▶ What to work on:
Copy out each line below that has the word "Rebuild" in it.

---------- Data section ----------

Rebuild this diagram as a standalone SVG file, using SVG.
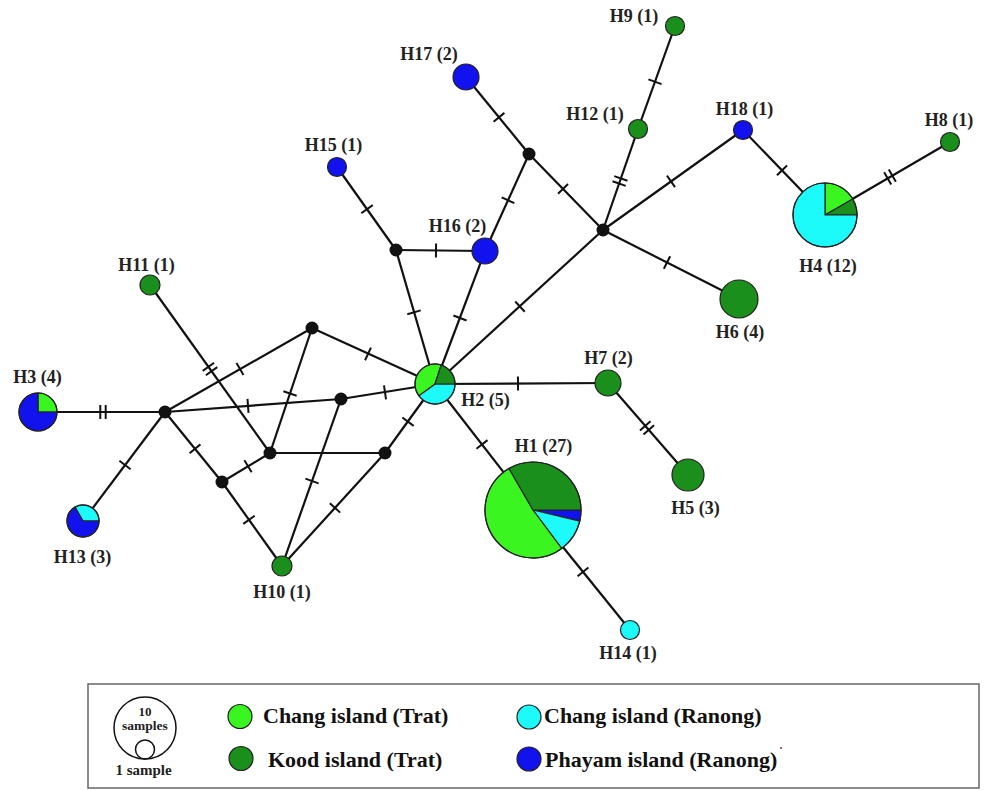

----------
---------- Data section ----------

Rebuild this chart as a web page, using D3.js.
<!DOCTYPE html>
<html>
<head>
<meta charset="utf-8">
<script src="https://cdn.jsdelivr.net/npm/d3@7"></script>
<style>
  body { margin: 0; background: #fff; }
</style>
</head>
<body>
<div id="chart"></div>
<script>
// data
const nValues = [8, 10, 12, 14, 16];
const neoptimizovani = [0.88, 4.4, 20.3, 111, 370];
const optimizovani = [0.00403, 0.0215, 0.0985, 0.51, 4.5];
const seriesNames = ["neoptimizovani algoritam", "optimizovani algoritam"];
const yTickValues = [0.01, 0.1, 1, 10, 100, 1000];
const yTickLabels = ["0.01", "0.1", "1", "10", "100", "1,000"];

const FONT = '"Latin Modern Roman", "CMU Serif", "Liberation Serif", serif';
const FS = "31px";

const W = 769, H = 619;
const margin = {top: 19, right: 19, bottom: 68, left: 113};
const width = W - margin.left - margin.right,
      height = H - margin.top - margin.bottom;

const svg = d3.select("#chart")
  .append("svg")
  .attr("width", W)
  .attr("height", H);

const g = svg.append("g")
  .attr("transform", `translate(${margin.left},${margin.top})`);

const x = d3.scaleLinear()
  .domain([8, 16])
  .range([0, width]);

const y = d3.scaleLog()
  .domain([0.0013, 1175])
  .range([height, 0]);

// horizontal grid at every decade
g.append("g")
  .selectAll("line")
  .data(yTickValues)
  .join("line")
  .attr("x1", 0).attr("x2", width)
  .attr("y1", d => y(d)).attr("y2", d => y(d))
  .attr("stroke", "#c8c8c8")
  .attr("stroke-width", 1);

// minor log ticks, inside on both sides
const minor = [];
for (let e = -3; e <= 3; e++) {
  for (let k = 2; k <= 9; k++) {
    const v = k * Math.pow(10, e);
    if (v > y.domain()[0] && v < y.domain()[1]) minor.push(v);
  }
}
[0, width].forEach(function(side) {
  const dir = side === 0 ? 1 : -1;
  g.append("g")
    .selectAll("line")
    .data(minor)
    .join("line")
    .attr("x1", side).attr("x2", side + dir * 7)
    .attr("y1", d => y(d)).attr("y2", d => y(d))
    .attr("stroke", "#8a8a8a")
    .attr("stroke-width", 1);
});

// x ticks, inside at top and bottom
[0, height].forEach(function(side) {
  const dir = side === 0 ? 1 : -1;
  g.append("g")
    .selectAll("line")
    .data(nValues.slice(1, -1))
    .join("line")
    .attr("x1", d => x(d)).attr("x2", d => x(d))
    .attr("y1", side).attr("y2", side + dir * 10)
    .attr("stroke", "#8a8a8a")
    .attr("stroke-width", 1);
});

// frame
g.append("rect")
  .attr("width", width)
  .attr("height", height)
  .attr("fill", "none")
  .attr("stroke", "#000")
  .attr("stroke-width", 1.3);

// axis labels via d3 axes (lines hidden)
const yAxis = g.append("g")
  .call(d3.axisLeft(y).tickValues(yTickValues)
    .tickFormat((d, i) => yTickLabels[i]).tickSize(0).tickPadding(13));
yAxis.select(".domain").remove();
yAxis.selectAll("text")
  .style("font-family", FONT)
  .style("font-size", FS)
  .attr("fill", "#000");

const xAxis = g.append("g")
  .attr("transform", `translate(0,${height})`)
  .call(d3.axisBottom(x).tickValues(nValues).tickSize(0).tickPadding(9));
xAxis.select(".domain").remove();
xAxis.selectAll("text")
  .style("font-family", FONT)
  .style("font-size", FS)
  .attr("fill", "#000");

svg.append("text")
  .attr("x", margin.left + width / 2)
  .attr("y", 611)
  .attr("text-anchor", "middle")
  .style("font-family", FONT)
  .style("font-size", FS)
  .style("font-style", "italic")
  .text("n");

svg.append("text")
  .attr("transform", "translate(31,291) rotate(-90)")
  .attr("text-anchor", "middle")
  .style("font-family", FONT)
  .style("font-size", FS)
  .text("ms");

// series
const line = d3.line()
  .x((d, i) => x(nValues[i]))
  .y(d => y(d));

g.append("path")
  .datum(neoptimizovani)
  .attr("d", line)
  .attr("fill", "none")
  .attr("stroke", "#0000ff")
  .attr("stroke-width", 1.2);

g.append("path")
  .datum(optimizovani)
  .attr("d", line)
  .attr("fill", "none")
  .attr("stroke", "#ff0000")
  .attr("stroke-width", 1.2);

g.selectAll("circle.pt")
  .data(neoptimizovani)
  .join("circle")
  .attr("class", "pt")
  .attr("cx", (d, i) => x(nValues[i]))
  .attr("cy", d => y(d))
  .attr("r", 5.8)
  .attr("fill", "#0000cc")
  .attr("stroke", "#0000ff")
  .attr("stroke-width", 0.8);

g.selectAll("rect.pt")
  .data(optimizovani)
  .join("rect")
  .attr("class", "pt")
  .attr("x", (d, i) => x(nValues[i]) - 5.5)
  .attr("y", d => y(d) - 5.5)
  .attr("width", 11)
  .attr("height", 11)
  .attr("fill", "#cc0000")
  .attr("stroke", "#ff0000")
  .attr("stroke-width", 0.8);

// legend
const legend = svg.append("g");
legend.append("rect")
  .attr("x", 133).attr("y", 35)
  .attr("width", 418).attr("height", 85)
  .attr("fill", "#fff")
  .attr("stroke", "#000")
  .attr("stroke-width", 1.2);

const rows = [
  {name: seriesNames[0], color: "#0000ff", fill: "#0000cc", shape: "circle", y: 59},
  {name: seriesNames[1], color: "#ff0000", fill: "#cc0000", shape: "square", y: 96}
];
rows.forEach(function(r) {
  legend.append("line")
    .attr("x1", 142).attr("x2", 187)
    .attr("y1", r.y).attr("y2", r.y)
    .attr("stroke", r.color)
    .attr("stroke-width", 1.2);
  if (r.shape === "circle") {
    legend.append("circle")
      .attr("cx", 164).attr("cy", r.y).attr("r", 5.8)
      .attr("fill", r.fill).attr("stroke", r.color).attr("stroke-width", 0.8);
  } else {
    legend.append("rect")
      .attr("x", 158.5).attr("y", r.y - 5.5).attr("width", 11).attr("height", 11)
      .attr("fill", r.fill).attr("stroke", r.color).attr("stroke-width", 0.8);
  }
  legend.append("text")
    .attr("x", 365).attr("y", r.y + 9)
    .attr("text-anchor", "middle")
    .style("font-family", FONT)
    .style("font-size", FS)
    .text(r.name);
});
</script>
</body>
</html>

----------
---------- Data section ----------

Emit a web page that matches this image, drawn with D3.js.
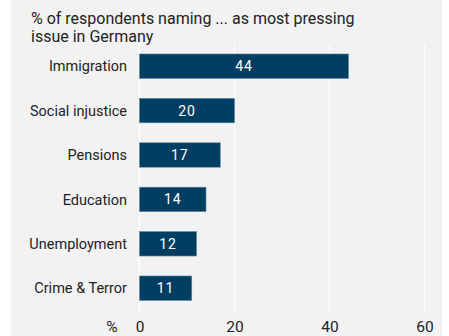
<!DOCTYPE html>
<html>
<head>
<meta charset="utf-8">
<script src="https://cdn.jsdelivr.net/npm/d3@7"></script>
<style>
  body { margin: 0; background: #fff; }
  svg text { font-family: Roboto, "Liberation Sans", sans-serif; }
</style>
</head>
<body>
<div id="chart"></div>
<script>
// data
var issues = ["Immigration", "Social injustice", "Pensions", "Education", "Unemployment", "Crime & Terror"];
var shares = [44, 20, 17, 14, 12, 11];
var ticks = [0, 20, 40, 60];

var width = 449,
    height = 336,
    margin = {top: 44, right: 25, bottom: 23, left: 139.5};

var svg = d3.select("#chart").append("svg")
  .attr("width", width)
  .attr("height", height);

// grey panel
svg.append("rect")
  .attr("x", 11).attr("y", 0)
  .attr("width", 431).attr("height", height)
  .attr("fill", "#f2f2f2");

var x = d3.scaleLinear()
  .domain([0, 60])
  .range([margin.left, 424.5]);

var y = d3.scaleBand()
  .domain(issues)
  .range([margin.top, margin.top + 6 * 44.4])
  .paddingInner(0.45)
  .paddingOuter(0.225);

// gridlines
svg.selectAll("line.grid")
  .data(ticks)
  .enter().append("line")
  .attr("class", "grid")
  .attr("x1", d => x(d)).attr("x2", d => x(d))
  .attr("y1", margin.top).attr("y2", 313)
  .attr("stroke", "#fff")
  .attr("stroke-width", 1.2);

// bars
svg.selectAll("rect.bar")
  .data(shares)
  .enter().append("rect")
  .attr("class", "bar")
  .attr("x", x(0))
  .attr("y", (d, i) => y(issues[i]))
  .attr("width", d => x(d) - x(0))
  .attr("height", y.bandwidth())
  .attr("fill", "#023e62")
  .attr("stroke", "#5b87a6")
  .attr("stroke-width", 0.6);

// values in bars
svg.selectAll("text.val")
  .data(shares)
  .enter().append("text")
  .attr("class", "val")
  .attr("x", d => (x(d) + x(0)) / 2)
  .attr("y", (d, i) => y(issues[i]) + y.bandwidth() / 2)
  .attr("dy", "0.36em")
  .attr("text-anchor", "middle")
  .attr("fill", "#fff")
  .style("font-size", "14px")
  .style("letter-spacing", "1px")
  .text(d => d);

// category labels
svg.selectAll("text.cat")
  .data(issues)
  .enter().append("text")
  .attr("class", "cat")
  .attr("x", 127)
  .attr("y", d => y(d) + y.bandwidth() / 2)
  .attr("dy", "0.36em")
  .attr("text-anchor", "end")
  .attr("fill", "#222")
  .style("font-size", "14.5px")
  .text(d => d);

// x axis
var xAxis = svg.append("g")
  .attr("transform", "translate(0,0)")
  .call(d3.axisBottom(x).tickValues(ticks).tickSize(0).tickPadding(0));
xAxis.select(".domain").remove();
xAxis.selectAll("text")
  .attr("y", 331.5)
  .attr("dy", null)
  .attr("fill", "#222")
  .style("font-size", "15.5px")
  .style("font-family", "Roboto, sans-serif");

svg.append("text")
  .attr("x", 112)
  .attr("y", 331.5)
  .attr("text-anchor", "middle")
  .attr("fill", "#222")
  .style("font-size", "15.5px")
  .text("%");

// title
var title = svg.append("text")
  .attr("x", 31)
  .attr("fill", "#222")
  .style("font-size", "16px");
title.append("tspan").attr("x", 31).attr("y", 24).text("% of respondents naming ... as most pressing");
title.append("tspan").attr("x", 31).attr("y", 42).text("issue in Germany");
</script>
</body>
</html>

----------

▶ Result below:
Rebuild this diagram as a standalone SVG file, using SVG.
Rebuild this chart as a web page, using D3.js.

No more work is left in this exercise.